Patrick J. Vaz said...

Mike, Oh, the half-priced chocolates disappear shortly after I tear the heart open, but there still are some for sale down at Macy's -- the Joseph Schmidts are all gone, but they still have Frango, which are delicious. And it's now 70% off! You can bet I'm heading right down there the day after Easter for some half-price bunny action.

Henry Holland said...

Since I decided last week to blog on a regular basis, this is pretty timely.

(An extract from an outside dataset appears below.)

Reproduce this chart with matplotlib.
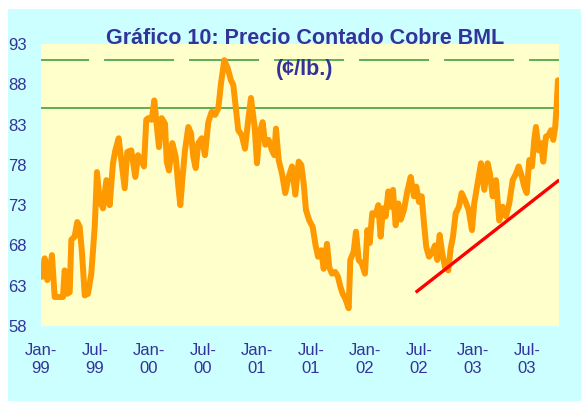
import matplotlib
matplotlib.use("Agg")
import matplotlib.pyplot as plt
from matplotlib.patches import Rectangle

# Months since Jan-99 and copper spot price (cents/lb)
months = [
    0.11, 0.41, 0.70, 0.97, 1.22, 1.52, 1.89, 2.44, 2.63, 2.92, 3.19, 3.37, 3.74, 4.03, 4.30,
    4.56, 4.86, 5.22, 5.59, 5.97, 6.22, 6.52, 6.89, 7.26, 7.63, 8.00, 8.26, 8.63, 8.92, 9.30,
    9.59, 10.03, 10.48, 10.78, 11.14, 11.44, 11.70,
    11.92, 12.30, 12.59, 12.86, 13.11, 13.41, 13.78, 13.97, 14.22, 14.59, 14.97, 15.26, 15.48,
    15.70, 16.00, 16.37, 16.67, 16.92, 17.19, 17.48, 17.86, 18.22, 18.59, 18.97, 19.33, 19.70,
    20.00, 20.37, 20.74, 21.11, 21.37, 21.63, 21.92, 22.30, 22.67, 23.03, 23.33,
    23.74, 24.00, 24.26, 24.63, 24.92, 25.30, 25.67, 25.92, 26.11, 26.41, 26.78, 27.14, 27.52,
    27.89, 28.26, 28.63, 28.92, 29.19, 29.44, 29.81, 30.19, 30.48, 30.78, 31.14, 31.41, 31.78,
    32.03, 32.33, 32.70, 33.00, 33.26, 33.52, 33.81, 34.19, 34.37, 34.74, 35.00, 35.30,
    35.63, 36.00, 36.26, 36.52, 36.81, 37.19, 37.48, 37.74, 38.00, 38.30, 38.59, 38.86, 39.11,
    39.41, 39.70, 39.97, 40.33, 40.70, 41.08, 41.44, 41.70, 42.00, 42.30, 42.56, 42.81, 43.11,
    43.48, 43.78, 44.03, 44.30, 44.59, 44.89, 45.26, 45.52, 45.78, 46.08, 46.44, 46.74, 47.11,
    47.52, 47.89, 48.14, 48.52, 48.89, 49.26, 49.63, 49.89, 50.19, 50.56, 50.92, 51.30, 51.67,
    52.03, 52.41, 52.78, 53.08, 53.44, 53.70, 53.97, 54.26, 54.56, 54.81, 55.00, 55.30, 55.56,
    55.81, 56.11, 56.41, 56.67, 56.92, 57.14, 57.30, 57.44,
]
price = [
    64.1, 66.4, 63.7, 64.9, 66.8, 61.6, 61.6, 61.6, 64.9, 62.0, 62.2, 68.7, 69.1, 70.9, 70.3,
    67.0, 61.8, 62.0, 64.5, 70.3, 77.1, 73.6, 72.6, 76.1, 73.0, 78.2, 79.8, 81.3, 78.6, 75.1,
    79.6, 79.8, 76.5, 79.2, 78.6, 77.8, 83.6,
    83.8, 83.6, 86.0, 82.9, 80.2, 83.8, 83.1, 78.4, 77.3, 80.7, 79.0, 75.3, 73.0,
    76.1, 79.8, 82.7, 81.9, 79.0, 77.6, 80.7, 81.3, 79.2, 83.3, 84.6, 84.2, 85.0,
    88.1, 91.0, 90.0, 88.5, 87.9, 85.2, 82.3, 81.7, 80.0, 83.6, 86.3,
    82.7, 78.2, 81.9, 83.3, 80.5, 81.1, 79.8, 79.2, 82.5, 78.6, 76.9, 74.5, 76.5,
    77.8, 74.3, 78.4, 78.0, 75.7, 72.4, 71.1, 70.3, 68.2, 66.6, 67.4, 65.1, 68.2,
    65.3, 64.5, 64.7, 64.1, 62.9, 62.0, 61.4, 60.2, 66.2, 67.2, 69.7, 66.2,
    65.8, 64.5, 69.9, 68.3, 72.0, 71.8, 73.0, 69.1, 72.6, 71.6, 74.7, 72.8, 74.9,
    70.5, 73.2, 71.2, 72.4, 74.7, 76.5, 74.1, 75.3, 73.4, 74.1, 70.7, 67.8, 66.6,
    67.2, 68.0, 66.2, 69.3, 67.0, 65.3, 64.9, 67.6, 69.1, 72.0, 72.8, 74.5, 73.6,
    72.4, 69.9, 73.2, 75.7, 78.2, 74.9, 78.2, 76.9, 74.1, 76.1, 71.1, 72.8, 71.6,
    73.2, 76.1, 76.9, 77.8, 76.5, 75.3, 74.5, 78.6, 77.8, 81.1, 82.7, 79.8, 80.7,
    78.4, 81.5, 81.7, 82.3, 81.1, 82.7, 85.4, 88.5,
]

trend_x = [41.78, 57.44]
trend_y = [62.3, 76.0]
level_dashed = 91
level_solid = 85

tick_months = [0, 6, 12, 18, 24, 30, 36, 42, 48, 54]
tick_labels = ["Jan-\n99", "Jul-\n99", "Jan-\n00", "Jul-\n00", "Jan-\n01",
               "Jul-\n01", "Jan-\n02", "Jul-\n02", "Jan-\n03", "Jul-\n03"]
y_ticks = [58, 63, 68, 73, 78, 83, 88, 93]

navy = "#333399"
plt.rcParams["font.family"] = ["Liberation Sans", "DejaVu Sans"]
plt.rcParams["lines.scale_dashes"] = False

fig = plt.figure(figsize=(5.81, 4.01), dpi=100, facecolor="white")
fig.add_artist(Rectangle((8 / 581, 0), 1 - 8 / 581, 392 / 401,
                         transform=fig.transFigure, facecolor="#CCFFFF",
                         edgecolor="none", zorder=-10))

ax = fig.add_axes([41 / 581, 75 / 401, 518 / 581, 282 / 401])
ax.set_facecolor("#FFFFCC")
for s in ax.spines.values():
    s.set_visible(False)

ax.axhline(level_dashed, color="#339933", lw=1.1, linestyle=(15.8, (50.4, 10.8)))
ax.axhline(level_solid, color="#339933", lw=1.1)
ax.plot(months, price, color="#FF9900", lw=4.3, solid_joinstyle="round",
        solid_capstyle="round")
ax.plot(trend_x, trend_y, color="#FF0000", lw=2.4)

ax.set_xlim(0, 57.56)
ax.set_ylim(58, 93)
ax.set_xticks(tick_months)
ax.set_xticklabels(tick_labels, linespacing=1.3)
ax.set_yticks(y_ticks)
ax.tick_params(axis="both", length=0, labelsize=12, labelcolor=navy)
ax.tick_params(axis="x", pad=12)
ax.tick_params(axis="y", pad=10)

fig.text(305 / 581, 1 - 39 / 401, "Gráfico 10: Precio Contado Cobre BML",
         ha="center", va="center", fontsize=15.5, fontweight="bold", color=navy)
fig.text(305 / 581, 1 - 70 / 401, "(¢/lb.)",
         ha="center", va="center", fontsize=15.5, fontweight="bold", color=navy)

fig.savefig("out.png", dpi=100, facecolor=fig.get_facecolor())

You know I've expressed admiration for your writing before, so I say this with love:

Paragraph breaks are your friend.

:-D

^^ Hahaha, emoticons, what will those wacky kids think of next?

Anonymous said...

Perhaps she was thinking of El Guapo's Ghost:

http://www.elguaposghost.blogspot.com/

Jack Wright
Boston, Mass.
Home of the World Champion Boston Red Sox

Patrick J. Vaz said...

Gee, Henry, I count ten paragraph breaks. Don't be greedy! Paragraph breaks may well be your friend, but clearly they're not mine, since they flee at the sight of me. Actually, I probably would have thrown a few more in there, since you are not the first to mention paragraph breaks (though I hope you'll be the last), but it was one of those weeks where I realized that if I didn't post the entry, wash the dishes, and do a couple of other things after work on Tuesday I wasn't going to get another chance until Saturday morning. So I was running out of time, once again. To some extent I've just accepted that long sentences and long paragraphs and long entries are the way I express myself. . .

Patrick J. Vaz said...

Jack, Thanks for the URL on Guapo. It seems rather odd that she didn't provide that information -- the NYReview wouldn't discuss a book without mentioning the publisher or the full title. Very sloppy.
I was hoping to get to see the World Champion Sox in Fenway this spring, but sadly for me it is not to be.